そこで注目したいのが、キム ・ヒウ監督が提案した、「日韓代表戦」です!
「ハルラとの試合のほうが、疲れますよ」
という長野カップで、ある日本代表のDFが口にした言葉や、、、
「セミファイナルのほうが、キツかったですね」
という昨季のファイナルの最中に、クレインズの選手たちが話していた言葉が示すように、
アジアリーグに参戦してからの、ハルラと High1 のレベルアップは、誰もが認めるところ。

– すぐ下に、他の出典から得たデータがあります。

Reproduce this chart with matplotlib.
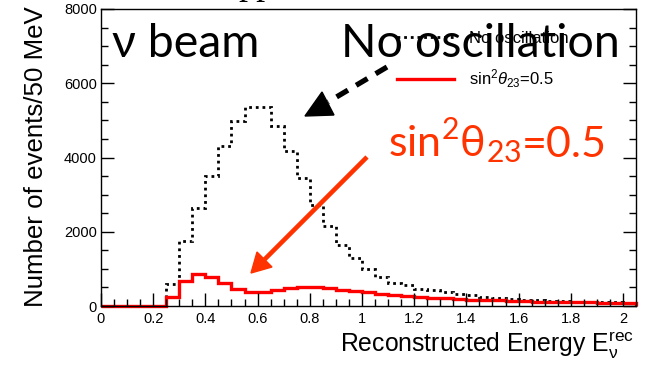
import numpy as np
import matplotlib
matplotlib.use('Agg')
import matplotlib.pyplot as plt
from matplotlib.lines import Line2D
from matplotlib.patches import Polygon

plt.rcParams['font.family'] = ['Liberation Sans', 'DejaVu Sans']
plt.rcParams['mathtext.fontset'] = 'custom'
plt.rcParams['mathtext.rm'] = 'Liberation Sans'
plt.rcParams['mathtext.it'] = 'Liberation Sans:italic'
plt.rcParams['mathtext.sf'] = 'Lato'

# histogram data, 50 MeV bins from 0 to 2.05 GeV
bin_edges = np.round(np.arange(0, 2.0501, 0.05), 2)
no_osc = [0, 0, 0, 0, 0, 600, 1750, 2650, 3500, 4310, 4980, 5370, 5370, 4860,
          4170, 3450, 2710, 2150, 1650, 1280, 990, 780, 630, 560, 470, 440,
          380, 330, 290, 250, 220, 200, 175, 160, 145, 130, 120, 110, 100, 95, 85]
osc = [0, 0, 0, 0, 0, 230, 665, 855, 775, 612, 470, 390, 390, 430, 485, 515,
       505, 475, 440, 405, 375, 335, 300, 270, 245, 225, 205, 190, 175, 160,
       150, 140, 130, 120, 110, 105, 100, 95, 90, 85, 80]
xticks = [0, 0.2, 0.4, 0.6, 0.8, 1.0, 1.2, 1.4, 1.6, 1.8, 2.0]
xticklabels = ['0', '0.2', '0.4', '0.6', '0.8', '1', '1.2', '1.4', '1.6', '1.8', '2']
yticks = [0, 2000, 4000, 6000, 8000]

W, H = 650, 365
fig = plt.figure(figsize=(6.5, 3.65), dpi=100)
ax = fig.add_axes([101/W, 1-306/H, 535/W, 297/H])

ax.stairs(no_osc, bin_edges, color='black', lw=2, linestyle=(0, (1, 1.4)),
          label='No oscillation', clip_on=False)
ax.stairs(osc, bin_edges, color='red', lw=2.4, label=r'sin$^{2}\theta_{23}$=0.5',
          clip_on=False)

ax.set_xlim(0, 2.05)
ax.set_ylim(0, 8000)
ax.set_xticks(xticks)
ax.set_xticklabels(xticklabels)
ax.set_xticks(np.arange(0, 2.05, 0.05), minor=True)
ax.set_yticks(yticks)
ax.set_yticks(np.arange(0, 8001, 500), minor=True)
ax.tick_params(which='both', direction='in', left=True, right=True, top=False,
               bottom=True, labelsize=10.5, width=1)
ax.tick_params(which='major', length=9.5)
ax.tick_params(which='minor', length=5)
ax.tick_params(axis='x', pad=4)
ax.tick_params(axis='y', pad=3)
for s in ax.spines.values():
    s.set_linewidth(1)

leg = ax.legend(loc='upper left', bbox_to_anchor=(397/W, 1-31/H),
                bbox_transform=fig.transFigure, frameon=False, fontsize=12,
                handlelength=3.4, handletextpad=0.9, labelspacing=1.3,
                borderpad=0, borderaxespad=0)

fig.text(634/W, 1-352/H, r'Reconstructed Energy E$_{\mathrm{\nu}}^{\mathrm{rec}}$',
         ha='right', va='baseline', fontsize=17.8)
fig.text(36/W, 1-157/H, 'Number of events/50 MeV', rotation=90,
         ha='center', va='center', fontsize=18.6)

# clipped title from slide
fig.text(238/W, 1+6/H, 'pp', family='Liberation Serif', fontsize=26,
         va='baseline')

big = ['Lato', 'DejaVu Sans']
fig.text(112/W, 1-57/H, 'ν beam', family=big, fontsize=33.5, va='baseline')
fig.text(341/W, 1-57/H, 'No oscillation', family=big, fontsize=33.5,
         va='baseline', zorder=10)

red2 = '#ff3300'
t1 = fig.text(388/W, 1-157/H,
              r'$\mathsf{sin}^{\mathsf{2}}\mathsf{\theta}_{\mathsf{23}}$',
              color=red2, fontsize=31, va='baseline')
r = fig.canvas.get_renderer()
x_end = t1.get_window_extent(r).x1
fig.text(x_end / W, 1-157/H, '=0.5', family=big, color=red2, fontsize=31,
         va='baseline')

def fpx(x, y):
    return (x, H - y)

# dashed black arrow
bx = [387, 328]
by = [67, 102]
fig.add_artist(Line2D(bx, [H - v for v in by], transform=None, color='black',
                      lw=3.8, linestyle=(0, (2.5, 1.8))))
fig.add_artist(Polygon([fpx(305, 116), fpx(322, 92), fpx(334, 115)],
                       closed=True, transform=None, color='black'))

# red arrow
fig.add_artist(Line2D([367, 262], [H - 157, H - 262], transform=None,
                      color=red2, lw=3.3, solid_capstyle='butt'))
fig.add_artist(Polygon([fpx(251, 273), fpx(257, 252), fpx(272, 267)],
                       closed=True, transform=None, color=red2))

fig.savefig('out.png', dpi=100)
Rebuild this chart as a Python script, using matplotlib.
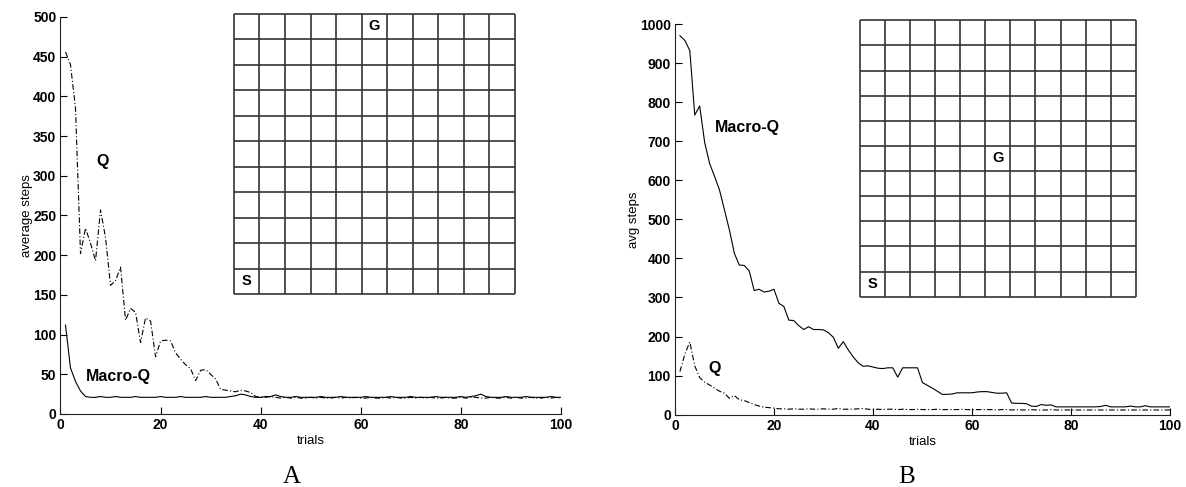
import matplotlib
matplotlib.use('Agg')
import matplotlib.pyplot as plt
import numpy as np

plt.rcParams['font.family'] = ['Liberation Sans', 'DejaVu Sans']

trials = np.arange(1, 101)

# panel A: 11x11 grid, goal near top
q_a = [456, 440, 385, 202, 234, 215, 193, 257, 222, 162,
       168, 185, 118, 133, 128, 90, 121, 117, 72, 92,
       93, 92, 77, 69, 62, 57, 42, 55, 56, 50,
       44, 31, 30, 29, 28, 30, 29, 27, 22, 21,
       21, 22, 21, 20, 21, 20, 21, 20, 20, 21,
       20, 21, 20, 20, 21, 20, 21, 20, 21, 20,
       20, 21, 20, 20, 21, 20, 21, 20, 20, 21,
       20, 21, 20, 21, 20, 20, 21, 20, 20, 21,
       20, 21, 21, 20, 20, 21, 20, 20, 21, 20,
       21, 20, 20, 21, 20, 20, 21, 20, 21, 20]
macro_a = [112, 58, 41, 29, 22, 21, 21, 22, 21, 21,
           22, 21, 21, 21, 22, 21, 21, 21, 21, 22,
           21, 21, 21, 22, 21, 21, 21, 21, 22, 21,
           21, 21, 21, 22, 23, 25, 24, 22, 21, 21,
           22, 22, 24, 22, 21, 21, 22, 21, 21, 21,
           21, 22, 21, 21, 21, 22, 21, 21, 21, 21,
           22, 21, 21, 21, 21, 22, 21, 21, 21, 22,
           21, 21, 21, 21, 22, 21, 21, 21, 21, 22,
           21, 22, 23, 25, 22, 21, 21, 21, 22, 21,
           21, 21, 22, 21, 21, 21, 21, 22, 21, 21]

# panel B: 11x11 grid, goal in the middle
macro_b = [970, 958, 932, 767, 790, 697, 643, 610, 575, 524,
           473, 413, 383, 382, 368, 318, 321, 314, 316, 321,
           285, 277, 242, 241, 228, 218, 225, 218, 218, 217,
           210, 198, 170, 187, 166, 148, 133, 124, 125, 122,
           119, 118, 120, 120, 96, 120, 120, 120, 120, 82,
           75, 68, 60, 52, 52, 53, 56, 56, 56, 56,
           58, 59, 59, 57, 55, 55, 56, 30, 29, 29,
           28, 22, 21, 26, 24, 25, 20, 20, 20, 20,
           20, 20, 20, 20, 20, 21, 24, 20, 20, 20,
           20, 22, 20, 20, 23, 20, 20, 20, 20, 20]
q_b = [110, 155, 186, 125, 95, 83, 76, 68, 60, 55,
       42, 49, 38, 36, 31, 26, 22, 19, 18, 17,
       15, 15, 14, 15, 14, 14, 15, 14, 14, 15,
       14, 14, 16, 14, 14, 14, 15, 16, 14, 13,
       14, 13, 14, 14, 13, 14, 13, 13, 14, 13,
       13, 13, 14, 13, 13, 13, 13, 14, 13, 13,
       13, 13, 13, 13, 12, 13, 13, 12, 13, 12,
       12, 13, 12, 12, 12, 13, 12, 12, 12, 12,
       12, 12, 12, 12, 12, 12, 12, 12, 12, 12,
       12, 12, 12, 12, 12, 12, 12, 12, 12, 12]

DASHDOT = (0, (5, 2, 1, 2))


def style_axes(ax, ymax, ystep, ylabel):
    ax.set_xlim(0, 100); ax.set_ylim(0, ymax)
    ax.set_xticks(range(0, 101, 20))
    ax.set_yticks(range(0, ymax + 1, ystep))
    ax.tick_params(direction='in', length=5, width=0.8, pad=3)
    for lab in ax.get_xticklabels() + ax.get_yticklabels():
        lab.set_fontsize(10); lab.set_fontweight('bold')
    ax.spines['top'].set_visible(False); ax.spines['right'].set_visible(False)
    for sp in ('left', 'bottom'):
        ax.spines[sp].set_linewidth(0.8); ax.spines[sp].set_color('#222222')
    ax.set_xlabel('trials', fontsize=9.5, labelpad=2)
    ax.set_ylabel(ylabel, fontsize=9.5, labelpad=0)


def draw_grid(ax, goal):
    for k in range(12):
        ax.plot([k, k], [0, 11], color='#333333', lw=1.2, solid_capstyle='butt')
        ax.plot([0, 11], [k, k], color='#333333', lw=1.2, solid_capstyle='butt')
    ax.text(0.5, 0.5, 'S', ha='center', va='center', fontsize=10.5, fontweight='bold')
    ax.text(goal[0], goal[1], 'G', ha='center', va='center', fontsize=10.5, fontweight='bold')
    ax.set_xlim(-0.05, 11.05); ax.set_ylim(-0.05, 11.05)
    ax.axis('off')


fig = plt.figure(figsize=(11.86, 4.87), dpi=100)
fig.patch.set_facecolor('white')

ax_a = fig.add_axes([0.0510, 0.1499, 0.4220, 0.8152])
ax_a.plot(trials, q_a, color='black', lw=0.8, linestyle=DASHDOT)
ax_a.plot(trials, macro_a, color='black', lw=0.8)
style_axes(ax_a, 500, 50, 'average steps')
ax_a.text(8.5, 318, 'Q', ha='center', va='center', fontsize=11.5, fontweight='bold')
ax_a.text(5.0, 47, 'Macro-Q', ha='left', va='center', fontsize=11.5, fontweight='bold')

ax_b = fig.add_axes([0.5691, 0.1485, 0.4174, 0.8022])
ax_b.plot(trials, macro_b, color='black', lw=0.8)
ax_b.plot(trials, q_b, color='black', lw=0.8, linestyle=DASHDOT)
style_axes(ax_b, 1000, 100, 'avg steps')
ax_b.text(8.0, 736, 'Macro-Q', ha='left', va='center', fontsize=11.5, fontweight='bold')
ax_b.text(8.0, 118, 'Q', ha='center', va='center', fontsize=11.5, fontweight='bold')

ins_a = fig.add_axes([0.1962, 0.3936, 0.2389, 0.5811])
draw_grid(ins_a, (5.5, 10.5))
ins_b = fig.add_axes([0.7237, 0.3881, 0.2352, 0.5729])
draw_grid(ins_b, (5.5, 5.5))

fig.text(292 / 1186, 1 - 477 / 487, 'A', ha='center', va='center',
         fontsize=18, family='Liberation Serif')
fig.text(907 / 1186, 1 - 477 / 487, 'B', ha='center', va='center',
         fontsize=18, family='Liberation Serif')

plt.savefig('out.png', dpi=100, facecolor='white')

しかし、それは、日本のチームよりも、多く在籍している外国人選手たちの力だけではなく、
韓国人選手たちがレベルアップしていることも、見逃すわけにはいきません。
しかも、日本に比べて韓国は、ジュニア世代の指導が、確立されていないそうなので、
若手選手たちには、まだまだ伸びしろがありそう!
それだけに、多くの時間と予算をかけずに行なえる 「日韓代表戦」 を繰り返して、
韓国代表が、さらにレベルアップしていけば、
やがて日本代表のレベルアップにも、つながっていくのではないでしょうか?
それに加えて、キム ・ヒウ監督が、日本の関係者へアプローチしていた際に話していた、
こんな意見にも、耳を傾けなくてはなりません。
「お互いをライバルだと思っているから、必ず日韓代表戦は盛り上がっていくはず。
アジアのホッケー界全体のためにも、絶対にいいことだと思う」
サッカーや野球のように、
ホッケーでも、日本と韓国が、国際的な競争力を高めながら、
定期的に、試合を開催し続けていけば、だんだん注目を浴びるようになって、
いずれは、興行面での期待もできるようになるのでは、ないでしょうか?
2年前に、「
アジアの春」と題したシリーズ記事でも論じましたが、
「語りべ」が取材をしていて、耳にした意見を集約すると、
各カテゴリーの指導者の方たちが、尽力してきた甲斐あって、
日本の選手たちのレベルは、間違いなく上がっているようです。
にもかかわらず、世界ランキングが、目に見えて上がっていかないのは、
他の国も、日本と同じか、それ以上に、レベルアップしているのです!
前述のような事情を考えると、これからの日本代表の強化は、
限られた予算の中で、的確かつ効率的に行なう必要性が高まってくるはず。
それだけに、バンクーバーで、世界各国が金メダルを目指して戦っている今、
「日韓代表戦」の実現を、真剣に検討するべきではないでしょうか?
というようなカタイことを言う前に、、、 ホッケーファンの皆さん!
2003年9月の西東京での対戦以来、日本では行なわれていない “氷上の日韓戦” を、
見てみたいと思いませんか???
サッカーや野球の両国の対戦のように、
“氷上の日韓戦” が、スポーツファンの注目を集める日が、やってくることを願いたいですね。